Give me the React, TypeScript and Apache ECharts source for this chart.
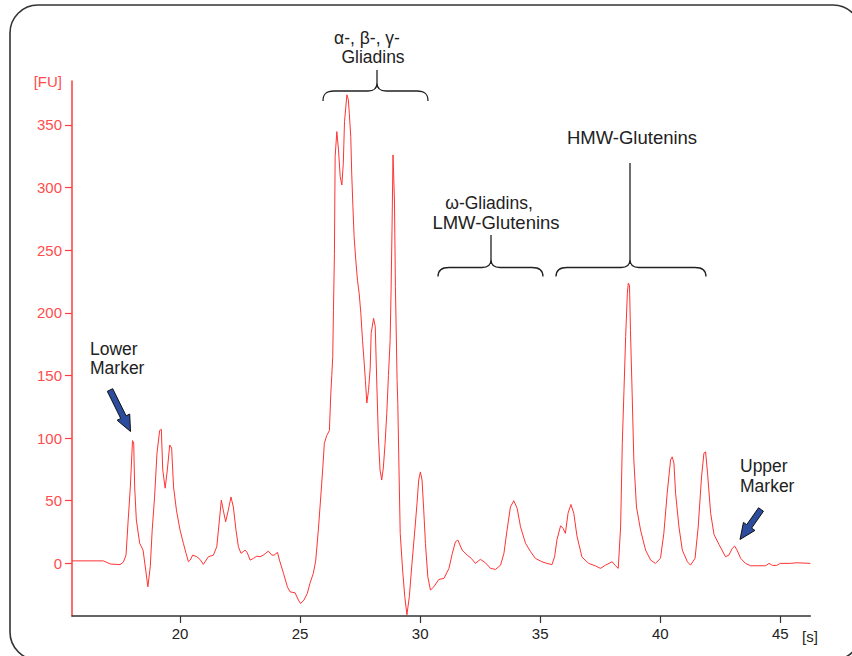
import React, { useEffect, useRef } from "react";
import * as echarts from "echarts";

// migration time [s]
const times = [
  15.5, 16.8, 17.1, 17.5, 17.64, 17.75, 17.84, 17.93, 18.02, 18.07, 18.11, 18.18, 18.32, 18.46, 18.57, 18.66, 18.76,
  18.84, 18.94, 19.04, 19.15, 19.22, 19.28, 19.38, 19.47, 19.57, 19.65, 19.73, 19.85, 20.0, 20.14, 20.25, 20.35,
  20.42, 20.53, 20.7, 20.83, 20.97, 21.18, 21.39, 21.53, 21.64, 21.72, 21.8, 21.9, 22.01, 22.12, 22.22, 22.33,
  22.43, 22.54, 22.71, 22.8, 22.92, 23.06, 23.2, 23.33, 23.47, 23.68, 23.82, 23.92, 24.06, 24.14, 24.31, 24.47,
  24.58, 24.79, 24.93, 25.02, 25.16, 25.3, 25.41, 25.55, 25.65, 25.76, 25.86, 25.94, 26.01, 26.11, 26.22, 26.28,
  26.32, 26.36, 26.39, 26.43, 26.46, 26.53, 26.6, 26.67, 26.74, 26.8, 26.85, 26.95, 27.01, 27.05, 27.11, 27.15,
  27.2, 27.25, 27.32, 27.39, 27.46, 27.53, 27.6, 27.67, 27.72, 27.78, 27.85, 27.92, 27.96, 28.06, 28.13, 28.2,
  28.26, 28.33, 28.4, 28.47, 28.54, 28.61, 28.68, 28.75, 28.79, 28.83, 28.87, 28.93, 28.97, 29.04, 29.07, 29.12,
  29.17, 29.27, 29.36, 29.45, 29.55, 29.66, 29.78, 29.87, 29.94, 30.01, 30.08, 30.15, 30.22, 30.32, 30.43, 30.57,
  30.78, 30.99, 31.2, 31.34, 31.47, 31.57, 31.75, 31.96, 32.13, 32.3, 32.51, 32.72, 32.93, 33.14, 33.35, 33.49,
  33.62, 33.76, 33.9, 34.04, 34.18, 34.39, 34.6, 34.8, 35.07, 35.28, 35.49, 35.6, 35.7, 35.85, 35.95, 36.05,
  36.16, 36.28, 36.4, 36.53, 36.74, 37.02, 37.3, 37.51, 37.72, 38.0, 38.11, 38.25, 38.35, 38.42, 38.49, 38.56,
  38.63, 38.67, 38.72, 38.76, 38.83, 38.9, 39.01, 39.18, 39.39, 39.6, 39.8, 40.01, 40.15, 40.29, 40.43, 40.5,
  40.57, 40.64, 40.78, 40.92, 41.13, 41.26, 41.45, 41.58, 41.72, 41.82, 41.89, 41.97, 42.1, 42.24, 42.45, 42.72,
  42.86, 43.0, 43.1, 43.2, 43.35, 43.55, 43.76, 44.11, 44.39, 44.53, 44.67, 44.85, 45.0, 45.42, 45.69, 46.25,
];

// fluorescence [FU]
const signal = [
  2, 2, -0.5, -1, 1, 6.6, 34.6, 61, 98, 96, 61, 34.6, 16, 10.6, -5.3, -18.7, -2.7,
  26.6, 53, 88, 106, 107, 74.5, 60, 74.5, 94.5, 92, 61, 42.5, 26.6, 16, 8, 1.3,
  2.6, 6.6, 5.3, 3.2, -0.8, 5.3, 6.6, 13.3, 34.6, 50.5, 42.5, 33.2, 42.5, 53, 45, 26.6,
  13.3, 8, 10.6, 8.5, 2.6, 4, 5.8, 5.3, 6.6, 9.8, 6.6, 6.6, 8.8, 2.6, -8, -18.7,
  -22.7, -23.5, -29.3, -32, -29.3, -24, -16, -8, 2, 26.6, 53, 74.5, 95.8, 102, 106, 135.7,
  150, 165, 202, 247.5, 324.7, 344.6, 330, 308.7, 302, 319.4, 352.6, 374, 370, 359, 340.6, 311.4,
  284.7, 260.8, 242, 226, 215.6, 199.6, 178, 160, 146, 128, 138, 156, 183.6, 195.6, 189, 140,
  101, 74.5, 66.5, 77, 95.8, 119.8, 150, 178, 218, 268.6, 326, 290, 221, 146, 127.7, 74.5,
  24, -5.3, -26.6, -41, -26.6, 0, 26.6, 48, 66.5, 73, 66.5, 42.5, 16, -10.7, -21.3, -18.7,
  -12.8, -12, -4, 8, 17.2, 18.6, 10.6, 6.6, 4, 0, 3.2, 0.5, -4, -4.8, -1.4, 8,
  26.6, 45, 50, 44, 29.2, 16, 9.3, 4, 1.3, 0, -1, 5.3, 19, 30, 28, 24,
  40, 47, 40, 22, 5, 0, -2, -4, -1.4, 1.3, -1.4, -4, 29, 95.8, 138, 181,
  215.6, 223.6, 222, 186, 135.7, 82.5, 45, 26.6, 10.6, 2.6, 0, 4, 24, 56, 82.5, 85,
  80, 56, 29, 10.6, 1.3, -1.4, 4, 29, 69, 88, 89, 72, 40, 23, 15, 5.3,
  6.6, 12, 13.8, 10.6, 4, 0, -1.9, -1.9, -1.9, 0, -1.6, -1.6, 0, 0, 0.5, 0,
];

const xTicks = [20, 25, 30, 35, 40, 45];
const yTicks = [0, 50, 100, 150, 200, 250, 300, 350];
const xRange = [15.5, 46.25];
const yRange = [-42, 385];

const yUnit = "[FU]";
const xUnit = "[s]";
const groupLabels = [
  ["α-, β-, γ-", "Gliadins"],
  ["ω-Gliadins,", "LMW-Glutenins"],
  ["HMW-Glutenins"],
];
const markerLabels = [
  ["Lower", "Marker"],
  ["Upper", "Marker"],
];

function bracePath(xL: number, xR: number, xc: number, y0: number, drop: number, rise: number, stemTop: number) {
  const r = 11;
  const c = 9;
  return (
    `M${xL} ${y0 + drop} C${xL} ${y0 + 3} ${xL + 3} ${y0} ${xL + r} ${y0} ` +
    `L${xc - c} ${y0} C${xc - 3} ${y0} ${xc} ${y0 - 2} ${xc} ${y0 - rise} ` +
    `C${xc} ${y0 - 2} ${xc + 3} ${y0} ${xc + c} ${y0} ` +
    `L${xR - r} ${y0} C${xR - 3} ${y0} ${xR} ${y0 + 3} ${xR} ${y0 + drop} ` +
    `M${xc} ${y0 - rise} L${xc} ${stemTop} `
  );
}

let registered = false;
function registerShapes() {
  if (registered) return;
  registered = true;
  const d =
    bracePath(323, 428, 377, 91, 10, 8, 70) +
    bracePath(438, 543, 491, 267.5, 9, 8, 235) +
    bracePath(556, 706, 630, 267.5, 9, 8, 163);
  echarts.graphic.registerShape("braces", echarts.graphic.extendPath(d, {}) as any);
}

function arrowPoints(tx: number, ty: number, px: number, py: number) {
  const dx = px - tx;
  const dy = py - ty;
  const len = Math.sqrt(dx * dx + dy * dy);
  const ux = dx / len;
  const uy = dy / len;
  const nx = -uy;
  const ny = ux;
  const sw = 3;
  const hw = 7;
  const hl = 16;
  const hx = px - ux * hl;
  const hy = py - uy * hl;
  return [
    [tx + nx * sw, ty + ny * sw],
    [hx + nx * sw, hy + ny * sw],
    [hx + nx * hw, hy + ny * hw],
    [px, py],
    [hx - nx * hw, hy - ny * hw],
    [hx - nx * sw, hy - ny * sw],
    [tx - nx * sw, ty - ny * sw],
  ];
}

export default function App() {
  const ref = useRef<HTMLDivElement>(null);
  useEffect(() => {
    if (!ref.current) return;
    registerShapes();
    const chart = echarts.init(ref.current, undefined, { renderer: "svg" });
    const data = times.map((t, i) => [t, signal[i]]);
    const annFont = "Liberation Sans, Arial, sans-serif";
    const annColor = "#222";
    const txt = (text: string, x: number, y: number, align: string, size = 17.5) => ({
      type: "text",
      x,
      y,
      style: {
        text,
        fill: annColor,
        font: `${size}px ${annFont}`,
        textAlign: align,
        textVerticalAlign: "middle",
      },
    });
    chart.setOption({
      animation: false,
      backgroundColor: "#ffffff",
      grid: { left: 72, right: 41.7, top: 81, bottom: 40, containLabel: false, outerBoundsMode: "none" },
      xAxis: {
        type: "value",
        min: xRange[0],
        max: xRange[1],
        axisLine: { show: true, onZero: false, lineStyle: { color: "#333", width: 1.5 } },
        axisTick: { show: true, inside: false, length: 7, customValues: xTicks, lineStyle: { color: "#333", width: 1.2 } },
        axisLabel: {
          customValues: xTicks,
          color: "#222",
          fontSize: 15,
          fontFamily: "Liberation Sans, Arial, sans-serif",
          margin: 10,
        },
        splitLine: { show: false },
      },
      yAxis: {
        type: "value",
        min: yRange[0],
        max: yRange[1],
        axisLine: { show: true, onZero: false, lineStyle: { color: "#ff3b3b", width: 1.5 } },
        axisTick: { show: true, inside: false, length: 7, customValues: yTicks, lineStyle: { color: "#ff3b3b", width: 1.2 } },
        axisLabel: {
          customValues: yTicks,
          color: "#ff4d4d",
          fontSize: 15,
          fontFamily: "Liberation Sans, Arial, sans-serif",
          margin: 10,
        },
        splitLine: { show: false },
      },
      series: [
        {
          type: "line",
          data,
          symbol: "none",
          lineStyle: { color: "#ff3333", width: 1 },
          clip: false,
        },
      ],
      graphic: [
        {
          type: "rect",
          shape: { x: 10, y: 5, width: 851, height: 655, r: 28 },
          style: { fill: "none", stroke: "#333", lineWidth: 1.6 },
          z: 0,
        },
        {
          type: "text",
          x: 62,
          y: 81,
          style: {
            text: yUnit,
            fill: "#ff4d4d",
            font: "15px Liberation Sans, Arial, sans-serif",
            textAlign: "right",
            textVerticalAlign: "middle",
          },
        },
        {
          type: "text",
          x: 802,
          y: 636,
          style: {
            text: xUnit,
            fill: "#222",
            font: "15px Liberation Sans, Arial, sans-serif",
            textAlign: "left",
            textVerticalAlign: "middle",
          },
        },
        {
          type: "braces",
          x: 0,
          y: 0,
          scaleX: 1,
          scaleY: 1,
          style: { fill: "none", stroke: "#222", lineWidth: 1.3 },
        },
        txt(groupLabels[0][0], 367, 38, "center"),
        txt(groupLabels[0][1], 373, 57, "center"),
        txt(groupLabels[1][0], 489, 203, "center"),
        txt(groupLabels[1][1], 496, 222, "center", 18.5),
        txt(groupLabels[2][0], 632, 137, "center", 18.5),
        txt(markerLabels[0][0], 90, 349, "left"),
        txt(markerLabels[0][1], 90, 368, "left"),
        txt(markerLabels[1][0], 740, 466, "left"),
        txt(markerLabels[1][1], 740, 486, "left"),
        {
          type: "polygon",
          shape: { points: arrowPoints(110, 390, 130.5, 431.5) },
          style: { fill: "#2c4c9e", stroke: "#111", lineWidth: 1 },
        },
        {
          type: "polygon",
          shape: { points: arrowPoints(761, 509.5, 740, 539.5) },
          style: { fill: "#2c4c9e", stroke: "#111", lineWidth: 1 },
        },
      ],
    });
    return () => chart.dispose();
  }, []);
  return (
    <div
      ref={ref}
      style={{ position: "absolute", left: 0, top: 0, width: 852, height: 656, background: "#fff" }}
    />
  );
}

■ **STATED TASK**
Restate the data word for word from its first line through the line with "import * as", leaving out any picture along the way.

■ **REPLY**
Give me the React, TypeScript and Apache ECharts source for this chart.
import React, { useEffect, useRef } from "react";
import * as echarts from "echarts";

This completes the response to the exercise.